Job searching at volume without a tracking system produces confusion, missed follow-ups, and wasted effort. AI-assisted tracking systems can log applications, flag response windows, and surface patterns in what is and is not working. This concept covers how to build a lightweight system that keeps the search organized without becoming a second job.
Here's what usually happens: You apply to 10 jobs. Three weeks pass. You have no idea which companies you've heard from, which ones you applied to six weeks ago, or which ones you should follow up with. Then you accidentally send a follow-up email to a company you never applied to. That's chaos, and it's completely preventable.
Think of a job tracking system like a filing cabinet. It keeps everything organized so nothing gets lost. The problem is, your brain isn't very good at being a filing cabinet—you can hold maybe three or four details at a time, and then newer information pushes older information out.
What you actually need: A simple spreadsheet with these columns: (1) Company name, (2) Job title, (3) Date applied, (4) Where you found it (LinkedIn, Indeed, company website), (5) Contact person (recruiter name if you have it), (6) Status (Applied, Phone Screen, Interview, Rejected, Offer, Waiting to Hear), (7) Follow-up date and (8) Notes (anything that might be relevant to remember—"mentioned their new AI initiative," "hiring manager is interested in Python experience").

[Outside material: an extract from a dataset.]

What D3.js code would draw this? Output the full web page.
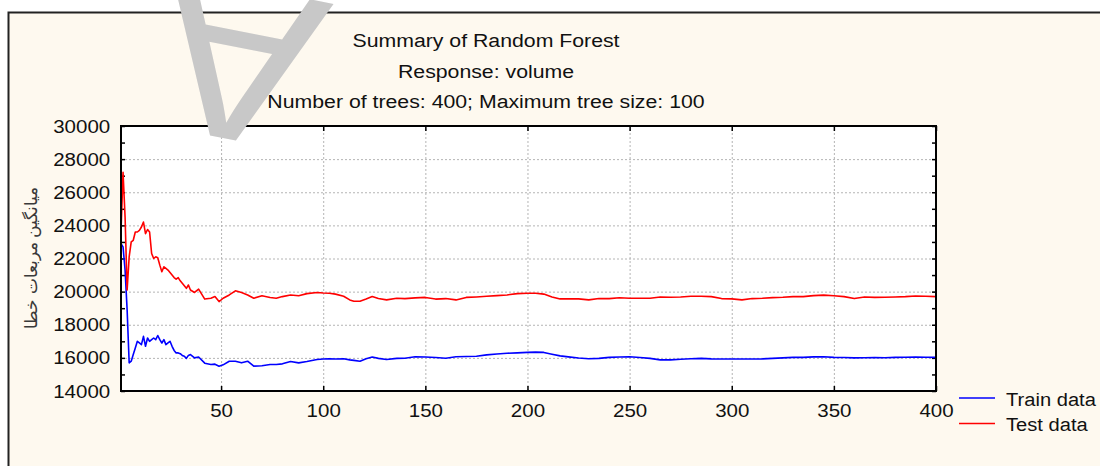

That's it. Eight columns. This takes maybe 2-3 minutes per application to fill out, and it saves you countless hours of confusion and lost opportunities.
Why this matters: First, follow-up. Most job seekers don't follow up because they've forgotten they applied. A tracking sheet reminds you when to check in. A simple "touching base" email two weeks after applying can move you from forgotten to remembered. Second, consistency. If you apply to 15 jobs and hear back from 2, you want to know what's different about the ones that worked so you can improve your approach. A spreadsheet lets you see patterns. Third, interviews. When you're interviewing, it's easy to confuse details across companies. Your notes remind you that Company A is in logistics while Company B is in tech, so you don't accidentally talk about the wrong company's challenges.
The system only works if you actually use it: Apply to a job, immediately fill in the row. Set a calendar reminder for follow-up dates so you don't have to remember. Update the status column every time something changes. This is 10 minutes per job, one time. It sounds tedious, but it's less tedious than losing track of opportunities.
Try this: Create a simple Google Sheet with those eight columns. If you have 5+ open applications right now, spend 15 minutes filling it with what you know about each one. Then, set a reminder to review it every Sunday evening. Update it whenever you hear anything new. Use it to identify which companies you should follow up with this week. After a month, look back—can you see any patterns in which applications got responses? That data helps you improve your approach.